Source excerpt —
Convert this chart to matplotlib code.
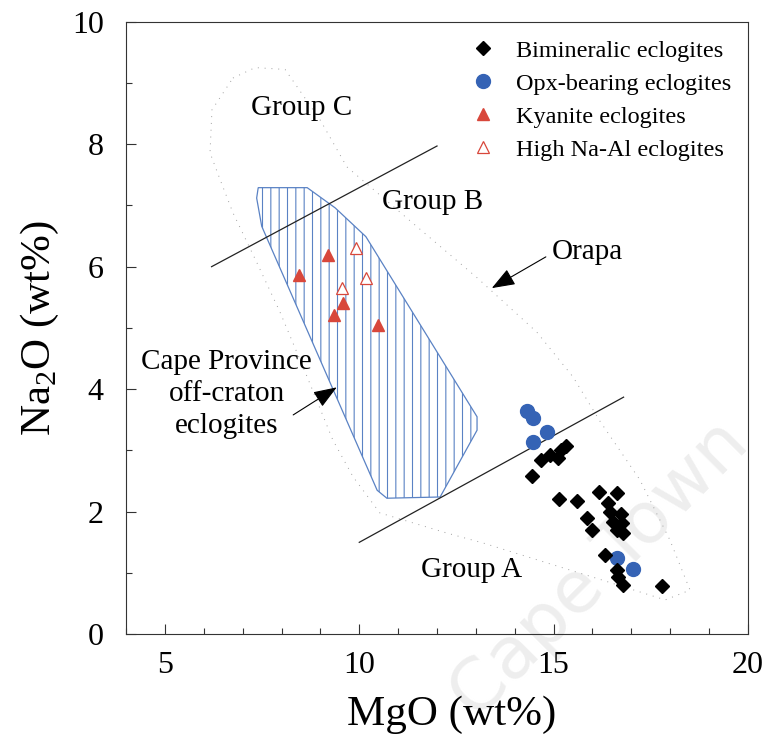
import numpy as np
import matplotlib
matplotlib.use("Agg")
import matplotlib.pyplot as plt
from matplotlib.patches import Polygon
from matplotlib.ticker import MultipleLocator, FixedLocator

plt.rcParams['font.family'] = ['Liberation Serif', 'DejaVu Serif']
plt.rcParams['mathtext.fontset'] = 'custom'
plt.rcParams['mathtext.rm'] = 'Liberation Serif'
plt.rcParams['hatch.linewidth'] = 0.8

# Bimineralic eclogites (MgO, Na2O)
bim_mgo = [14.45, 14.67, 14.91, 15.12, 15.18, 15.31, 15.14, 15.59, 16.17, 16.62, 16.41, 16.45,
           16.73, 15.87, 16.53, 16.75, 15.98, 16.79, 16.62, 16.32, 16.62, 16.66, 16.79, 17.80]
bim_na2o = [2.59, 2.84, 2.92, 2.87, 3.01, 3.08, 2.21, 2.17, 2.32, 2.30, 2.14, 2.00,
            1.97, 1.90, 1.83, 1.81, 1.70, 1.66, 1.70, 1.30, 1.05, 0.94, 0.81, 0.79]
# Opx-bearing eclogites
opx_mgo = [14.31, 14.46, 14.48, 14.82, 16.62, 17.05]
opx_na2o = [3.64, 3.53, 3.14, 3.30, 1.25, 1.06]
# Kyanite eclogites
ky_mgo = [8.45, 9.20, 9.57, 9.35, 10.49]
ky_na2o = [5.87, 6.19, 5.40, 5.21, 5.05]
# High Na-Al eclogites
hna_mgo = [9.91, 10.17, 9.55]
hna_na2o = [6.30, 5.81, 5.65]

# Cape Province off-craton field (hatched)
cape_mgo = [7.40, 8.66, 9.38, 10.17, 13.03, 13.03, 12.08, 10.71, 10.46, 7.49, 7.36]
cape_na2o = [7.29, 7.29, 6.96, 6.49, 3.55, 3.33, 2.24, 2.22, 2.35, 6.66, 7.12]

# Orapa field outline (dotted)
orapa_mgo = [6.75, 7.32, 8.09, 8.99, 9.68, 11.49, 13.03, 14.57, 15.50, 16.19, 17.22, 17.99,
             18.51, 17.87, 16.27, 13.18, 12.26, 10.53, 9.84, 9.32, 8.66, 7.96, 7.37, 6.75,
             6.42, 6.16, 6.21, 6.75]
orapa_na2o = [9.08, 9.25, 9.22, 8.40, 7.63, 6.65, 5.82, 4.93, 4.20, 3.48, 2.52, 1.54,
              0.72, 0.56, 0.88, 1.49, 1.65, 1.98, 2.57, 3.17, 4.20, 5.26, 6.06, 6.88,
              7.42, 7.86, 8.56, 9.08]

# group boundary lines
bc_line_mgo = [6.2, 12.0]
bc_line_na2o = [6.0, 7.97]
ab_line_mgo = [10.0, 16.8]
ab_line_na2o = [1.5, 3.87]

fig = plt.figure(figsize=(7.64, 7.47), dpi=100)
ax = fig.add_axes([0.165, 0.151, 0.814, 0.820])

# watermark of the scanned page
ax.text(16.2, 1.05, "Cape Town", fontsize=52, color='#eeeeee', rotation=45,
        ha='center', va='center', family='DejaVu Sans', zorder=0, clip_on=False)

ax.plot(orapa_mgo, orapa_na2o, color='#a0a0a0', lw=0.7, ls=(0, (1, 6)), zorder=1)

cape = Polygon(np.column_stack([cape_mgo, cape_na2o]), closed=True, facecolor='none',
               edgecolor='#5a82c4', hatch='||', lw=0.9, zorder=2)
ax.add_patch(cape)

ax.plot(bc_line_mgo, bc_line_na2o, color='#222222', lw=0.9, zorder=3)
ax.plot(ab_line_mgo, ab_line_na2o, color='#222222', lw=0.9, zorder=3)

ax.plot(bim_mgo, bim_na2o, ls='none', marker='D', ms=7, color='black',
        label='Bimineralic eclogites', zorder=5)
ax.plot(opx_mgo, opx_na2o, ls='none', marker='o', ms=10, color='#3563b5',
        label='Opx-bearing eclogites', zorder=4)
ax.plot(ky_mgo, ky_na2o, ls='none', marker='^', ms=8.5, color='#d8473b',
        label='Kyanite eclogites', zorder=5)
ax.plot(hna_mgo, hna_na2o, ls='none', marker='^', ms=8.5, mfc='white', mec='#d8473b',
        mew=0.9, label='High Na-Al eclogites', zorder=5)

leg = ax.legend(loc='upper left', bbox_to_anchor=(0.527, 0.998), frameon=False,
                fontsize=17.5, handlelength=1.0, handletextpad=0.85, labelspacing=0.45,
                borderpad=0.2, numpoints=1)

arrow = dict(arrowstyle='-|>,head_length=0.8,head_width=0.3', color='black', lw=0.8,
             mutation_scale=18, shrinkA=0, shrinkB=0)

# field labels
ax.text(8.52, 8.59, "Group C", fontsize=21, ha='center', va='center')
ax.text(11.88, 7.06, "Group B", fontsize=21, ha='center', va='center')
ax.text(12.89, 1.05, "Group A", fontsize=21, ha='center', va='center')
ax.text(15.88, 6.24, "Orapa", fontsize=21, ha='center', va='center')
ax.annotate("", xy=(13.41, 5.65), xytext=(14.80, 6.16), arrowprops=arrow)
ax.text(6.59, 3.92, "Cape Province\noff-craton\neclogites", fontsize=21,
        ha='center', va='center', linespacing=1.3)
ax.annotate("", xy=(9.42, 4.03), xytext=(8.30, 3.58), arrowprops=arrow)

ax.set_xlim(4, 20)
ax.set_ylim(0, 10)
ax.xaxis.set_major_locator(FixedLocator([5, 10, 15, 20]))
ax.xaxis.set_minor_locator(MultipleLocator(1))
ax.yaxis.set_major_locator(MultipleLocator(2))
ax.yaxis.set_minor_locator(MultipleLocator(1))
ax.tick_params(which='both', direction='in', top=False, right=False, labelsize=23,
               width=0.8, color='#333333')
ax.tick_params(axis='x', which='major', length=7, pad=12)
ax.tick_params(axis='y', which='major', length=7, pad=16)
ax.tick_params(which='minor', length=4)
for sp in ax.spines.values():
    sp.set_linewidth(0.8)
    sp.set_color('#333333')

ax.set_xlabel("MgO (wt%)", fontsize=31)
ax.xaxis.set_label_coords(0.524, -0.100)
ax.set_ylabel("Na$_\\mathregular{2}$O (wt%)", fontsize=31, labelpad=8)

fig.savefig("out.png", dpi=100)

The task — Collect the lines that hold "matplotlib".

Reply to the exercise —
Convert this chart to matplotlib code.
import matplotlib
matplotlib.use("Agg")
import matplotlib.pyplot as plt
from matplotlib.patches import Polygon
from matplotlib.ticker import MultipleLocator, FixedLocator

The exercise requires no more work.